- U-Man, from the page of The Marvels Project #7 (March 2010). Art by Steve Epting

Publication information
- Publisher: Marvel Comics
- First appearance: The Invaders #3 (November 1975)
- Created by: Roy Thomas (Writer) Frank Robbins (Artist)

In-story information
- Alter ego: Meranno
- Species: Homo mermanus
- Place of origin: Atlantis
- Team affiliations: Super-Axis
- Abilities: Superhuman strength, stamina, durability, speed, agility, and reflexes; Underwater breathing;

= U-Man =

U-Man (Meranno) is a fictional character appearing in American comic books published by Marvel Comics.

U-Man was created by Roy Thomas and Frank Robbins and first appeared in The Invaders #3 (November 1975). He is an Atlantean warrior and scientist who, due to his hatred for Namor the Sub-Mariner, allies himself with Nazi Germany, leading to his banishment from Atlantis. He willingly undergoes Nazi procedures to enhance his size and strength, and takes on the alias U-Man. Despite his villainous actions, he has occasionally aided superhero teams in the modern Marvel Universe. U-Man's powers include breathing underwater, surviving on land indefinitely, and enhanced strength, stamina, durability, speed, agility, and reflexes, thanks to Nazi science. He is also trained in warfare.

==Creation==
The character was created as an homage to the DC Comics character Aquaman.

==Publication history==

U-Man first appears in The Invaders #3 (November 1975) and was created by Roy Thomas and Frank Robbins.

==Fictional character biography==
Meranno is an Atlantean warrior and scientist. Like hero Namor the Sub-Mariner, he is a member of the Atlantean race Homo mermanus. It is revealed in flashback that Meranno despised Namor when they were children, and in adulthood allies himself with Nazi Germany. Still consumed with hatred for Namor, the character reveals the location of the city of Atlantis to the German forces, who destroy the Atlantean fleet and place Emperor Thakorr in a coma. Thakorr is succeeded by Namor who banishes Meranno from Atlantis for treason.
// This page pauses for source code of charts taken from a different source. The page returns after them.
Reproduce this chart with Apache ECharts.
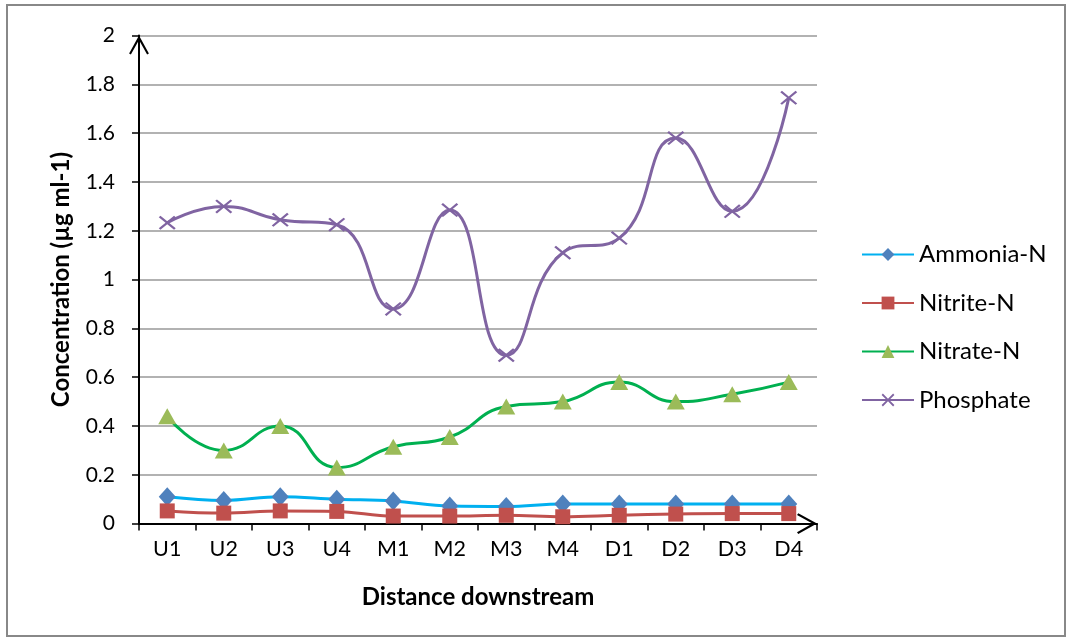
<!DOCTYPE html>
<html>
<head>
<meta charset="utf-8">
<script src="https://cdn.jsdelivr.net/npm/echarts@6/dist/echarts.min.js"></script>
<style>
html,body{margin:0;padding:0;background:#fff;}
#main{width:1072px;height:641px;}
</style>
</head>
<body>
<div id="main"></div>
<script>
// 采样点
var sites = ['U1','U2','U3','U4','M1','M2','M3','M4','D1','D2','D3','D4'];
var ammonia = [0.11,0.095,0.11,0.10,0.093,0.072,0.07,0.08,0.08,0.08,0.08,0.08];
var nitrite = [0.052,0.043,0.052,0.05,0.031,0.031,0.034,0.028,0.034,0.039,0.041,0.041];
var nitrate = [0.44,0.30,0.40,0.23,0.315,0.355,0.48,0.50,0.58,0.50,0.53,0.58];
var phosphate = [1.233,1.30,1.245,1.225,0.88,1.285,0.69,1.11,1.17,1.58,1.28,1.745];
var yTicks = ['0','0.2','0.4','0.6','0.8','1','1.2','1.4','1.6','1.8','2'];

var font = 'Lato, "Open Sans", sans-serif';
// 开口箭头
var chevron = 'path://M0,90 L50,0 L100,90 L91,96 L50,22 L9,96 Z';
var cross = 'path://M0,1 L1,0 L5,4 L9,0 L10,1 L6,5 L10,9 L9,10 L5,6 L1,10 L0,9 L4,5 Z';

var chart = echarts.init(document.getElementById('main'));
var option = {
    backgroundColor: '#fff',
    animation: false,
    textStyle: {fontFamily: font},
    graphic: [{
        type: 'rect',
        shape: {x: 7, y: 5, width: 1058, height: 631},
        style: {fill: 'none', stroke: '#888', lineWidth: 2},
        silent: true
    }],
    grid: {left: 139, top: 35.6, right: 255, bottom: 117.4},
    legend: {
        orient: 'vertical',
        left: 856,
        top: 237,
        itemWidth: 52,
        itemHeight: 16,
        itemGap: 23.5,
        textStyle: {fontFamily: font, fontSize: 24, lineHeight: 25, color: '#000', padding: [0,0,0,0]},
        data: ['Ammonia-N','Nitrite-N','Nitrate-N','Phosphate']
    },
    xAxis: {
        type: 'category',
        data: sites,
        boundaryGap: true,
        name: 'Distance downstream',
        nameLocation: 'middle',
        nameGap: 62,
        nameTextStyle: {fontFamily: font, fontSize: 24, fontWeight: 'bold', color: '#000'},
        axisLine: {lineStyle: {color: '#000', width: 2}, symbol: ['none', chevron], symbolSize: [22, 20], symbolOffset: [0, -10]},
        axisTick: {show: true, length: 7, lineStyle: {color: '#000', width: 1.5}},
        axisLabel: {fontFamily: font, fontSize: 21.5, color: '#000', margin: 14},
        splitLine: {show: false}
    },
    yAxis: {
        type: 'value',
        min: 0,
        max: 2,
        interval: 0.2,
        name: 'Concentration (µg ml-1)',
        nameLocation: 'middle',
        nameGap: 66,
        nameTextStyle: {fontFamily: font, fontSize: 24, fontWeight: 'bold', color: '#000'},
        axisLine: {show: true, lineStyle: {color: '#000', width: 2}, symbol: ['none', chevron], symbolSize: [20, 19], symbolOffset: [0, -9.5]},
        axisTick: {show: true, length: 7, lineStyle: {color: '#000', width: 1.5}},
        axisLabel: {
            fontFamily: font, fontSize: 21, color: '#000', margin: 24,
            formatter: function (v) { return yTicks[Math.round(v / 0.2)]; }
        },
        splitLine: {show: true, lineStyle: {color: '#999', width: 1.5}}
    },
    series: [
        {
            name: 'Ammonia-N', type: 'line', data: ammonia, smooth: 0.4,
            symbol: 'diamond', symbolSize: [17, 19],
            lineStyle: {color: '#00B0F0', width: 3},
            itemStyle: {color: '#4F81BD'}
        },
        {
            name: 'Nitrite-N', type: 'line', data: nitrite, smooth: 0.4,
            symbol: 'rect', symbolSize: 15,
            lineStyle: {color: '#C0504D', width: 3},
            itemStyle: {color: '#C0504D'}
        },
        {
            name: 'Nitrate-N', type: 'line', data: nitrate, smooth: 0.5,
            symbol: 'triangle', symbolSize: [18, 16],
            lineStyle: {color: '#00B050', width: 3},
            itemStyle: {color: '#9BBB59'}
        },
        {
            name: 'Phosphate', type: 'line', data: phosphate, smooth: 0.5,
            symbol: cross, symbolSize: [17, 14],
            lineStyle: {color: '#8064A2', width: 3},
            itemStyle: {color: '#8064A2'}
        }
    ]
};
chart.setOption(option);
</script>
</body>
</html>
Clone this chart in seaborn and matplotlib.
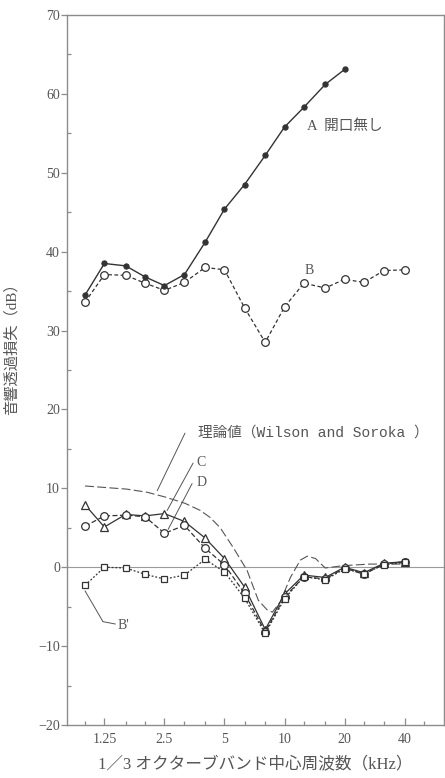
import matplotlib
matplotlib.use("Agg")
import matplotlib.pyplot as plt
import seaborn as sns
from matplotlib.ticker import FixedLocator, FixedFormatter, NullFormatter, MultipleLocator

# 1/3-octave band centre frequencies (kHz)
bands = [1, 1.25, 1.6, 2, 2.5, 3.15, 4, 5, 6.3, 8, 10, 12.5, 16, 20, 25, 31.5, 40]
bands_a = bands[:14]

# Transmission loss (dB)
loss_a = [34.5, 38.5, 38.2, 36.8, 35.7, 37.1, 41.2, 45.4, 48.5, 52.2, 55.8, 58.3, 61.2, 63.1]
loss_b = [33.6, 37.1, 37.0, 36.0, 35.1, 36.1, 38.0, 37.7, 32.9, 28.5, 33.0, 36.0, 35.4, 36.5,
          36.1, 37.6, 37.7]

# Differences
diff_c = [7.9, 5.1, 6.7, 6.5, 6.8, 5.8, 3.7, 1.1, -2.5, -7.9, -3.4, -1.0, -1.3, 0.0, -0.7, 0.5, 0.7]
diff_d = [5.2, 6.5, 6.6, 6.4, 4.3, 5.3, 2.4, 0.3, -3.3, -8.2, -3.8, -1.2, -1.5, -0.1, -0.9, 0.4, 0.7]
diff_b2 = [-2.3, 0.0, -0.1, -0.9, -1.5, -1.0, 1.0, -0.6, -3.9, -8.4, -4.0, -1.2, -1.6, -0.2,
           -0.8, 0.3, 0.6]

# Theoretical curve (Wilson and Soroka)
theory_f = [1.0, 1.27, 1.62, 2.05, 2.52, 3.17, 3.78, 4.24, 4.76, 5.53, 6.49, 7.39, 8.18, 8.69,
            9.51, 10.7, 12.0, 13.0, 14.3, 16.0, 19.7, 26.9, 38.1]
theory_db = [10.3, 10.1, 9.9, 9.5, 8.9, 8.1, 7.2, 6.3, 5.0, 2.5, -0.4, -4.2, -5.4, -5.7,
             -4.4, -1.3, 0.9, 1.4, 1.1, -0.1, 0.2, 0.4, 0.4]

major_ticks = [1.25, 2.5, 5, 10, 20, 40]
major_labels = ["1.25", "2.5", "5", "10", "20", "40"]
minor_ticks = [1, 1.6, 2, 3.15, 4, 6.3, 8, 12.5, 16, 25, 31.5, 50]

sns.set_style("ticks")
plt.rcParams["font.family"] = ["Liberation Serif", "Noto Sans CJK JP"]

ink = "#333333"
txt = "#555555"
frame = "#8c8c8c"

fig = plt.figure(figsize=(4.45, 7.78), dpi=100)
ax = fig.add_axes([67 / 445, 53 / 778, 377 / 445, 710 / 778])
ax.set_xscale("log", base=2)

ax.axhline(0, color="#9a9a9a", lw=0.8, zorder=1)

sns.lineplot(x=theory_f, y=theory_db, ax=ax, color="#555555", lw=0.8,
             linestyle=(0, (8, 3)), zorder=2)

sns.lineplot(x=bands_a, y=loss_a, ax=ax, color=ink, lw=1.0, marker="o",
             markersize=3.8, markerfacecolor=ink, markeredgecolor=ink, zorder=4)
sns.lineplot(x=bands, y=loss_b, ax=ax, color=ink, lw=0.9, linestyle=(0, (3, 2)),
             marker="o", markersize=5.5, markerfacecolor="white",
             markeredgecolor=ink, markeredgewidth=0.9, zorder=3)

sns.lineplot(x=bands, y=diff_c, ax=ax, color=ink, lw=0.9, marker="^",
             markersize=6, markerfacecolor="white", markeredgecolor=ink,
             markeredgewidth=0.9, zorder=4)
sns.lineplot(x=bands, y=diff_d, ax=ax, color=ink, lw=0.9, linestyle=(0, (4, 2)),
             marker="o", markersize=5.5, markerfacecolor="white",
             markeredgecolor=ink, markeredgewidth=0.9, zorder=4)
sns.lineplot(x=bands, y=diff_b2, ax=ax, color=ink, lw=0.9, linestyle=(0, (1.5, 1.5)),
             marker="s", markersize=5, markerfacecolor="white",
             markeredgecolor=ink, markeredgewidth=0.9, zorder=4)

ax.set_xlim(0.812, 63.0)
ax.set_ylim(-20, 70)

ax.xaxis.set_major_locator(FixedLocator(major_ticks))
ax.xaxis.set_major_formatter(FixedFormatter(major_labels))
ax.xaxis.set_minor_locator(FixedLocator(minor_ticks))
ax.xaxis.set_minor_formatter(NullFormatter())
ax.yaxis.set_major_locator(MultipleLocator(10))
ax.yaxis.set_minor_locator(MultipleLocator(5))

ax.tick_params(axis="x", which="major", direction="in", length=5, width=0.9,
               colors=frame, labelcolor=txt, labelsize=10, pad=6)
ax.tick_params(axis="x", which="minor", direction="in", length=3, width=0.9, colors=frame)
ax.tick_params(axis="y", which="major", direction="out", length=4, width=0.9,
               colors=frame, labelcolor=txt, labelsize=10, pad=1)
ax.tick_params(axis="y", which="minor", direction="in", length=3, width=0.9, colors=frame)

for s in ax.spines.values():
    s.set_visible(True)
    s.set_color(frame)
    s.set_linewidth(1.0)

ax.set_xlabel("1／3 オクターブバンド中心周波数（kHz）", color=txt, fontsize=12, labelpad=7)
ax.set_ylabel("音響透過損失（dB）", color=txt, fontsize=11, labelpad=6)
ax.yaxis.set_label_coords(-0.128, 0.535)

# Series labels
ax.text(13.0, 55.9, "A  開口無し", color=txt, fontsize=10.5, ha="left", va="center")
ax.text(13.3, 37.6, "B", color=txt, fontsize=10, ha="center", va="center")
ax.text(3.69, 17.1, "理論値（Wilson and Soroka ）", color=txt, fontsize=10.5,
        ha="left", va="center", family=["Liberation Mono", "Noto Sans CJK JP"])
ax.text(3.62, 13.3, "C", color=txt, fontsize=10, ha="left", va="center")
ax.text(3.62, 10.8, "D", color=txt, fontsize=10, ha="left", va="center")
ax.text(1.45, -7.4, "B'", color=txt, fontsize=10, ha="left", va="center")

leader = dict(arrowstyle="-", color="#555555", lw=0.7, shrinkA=0, shrinkB=0)
ax.annotate("", xy=(2.3, 9.7), xytext=(3.17, 17.0), arrowprops=leader)
ax.annotate("", xy=(2.58, 7.2), xytext=(3.48, 13.2), arrowprops=leader)
ax.annotate("", xy=(2.61, 4.8), xytext=(3.44, 10.6), arrowprops=leader)
ax.annotate("", xy=(1.0, -3.0), xytext=(1.23, -6.9), arrowprops=leader)
ax.annotate("", xy=(1.23, -6.9), xytext=(1.42, -7.2), arrowprops=leader)

fig.savefig("out.png", dpi=100, facecolor="white")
Meranno adopts the alias of U-Man, and willingly submits to Nazi procedures that increase his size and strength. Joining a fleet of U-boats, U-Man wreaks havoc on the Allied fleet until defeated by the superhero team the Invaders. The character reappears in a two part story in the title Marvel Two-In-One, and with Nazi allies Brain Drain, Master Man, and Sky Shark, plans to sabotage New York City with a new super weapon. The plan, however, is foiled by time travelling Fantastic Four member the Thing and the Liberty Legion.

U-Man reappears in the title The Invaders under the mental control of Japanese spy Lady Lotus, and battles teen group the Kid Commandos and the Invaders and joins the Nazi group Super-Axis for a final confrontation with the superhero team.

U-Man appears in the modern Marvel Universe during the Atlantis Attacks storyline, and features in an Avengers annual with fellow Namor foe Attuma in an attack on the surface world. The character becomes a reluctant ally in the title Avengers, aiding the superhero team, Canadian heroes Alpha Flight, and Soviet group the People's Protectorate in preventing a nuclear holocaust.

An issue of the limited series New Invaders reveals in flashback that U-Man raped Lady Lotus in retaliation for her earlier mind control. Lotus eventually gives birth to their child Nia Noble.

==Powers and abilities==
As an Atlantean, Meranno can breathe and move freely underwater, as well as survive for an indefinite period on land. Courtesy of Nazi science, he has inhuman strength, stamina, durability, speed, agility, and reflexes. U-Man was trained in the arts of warfare.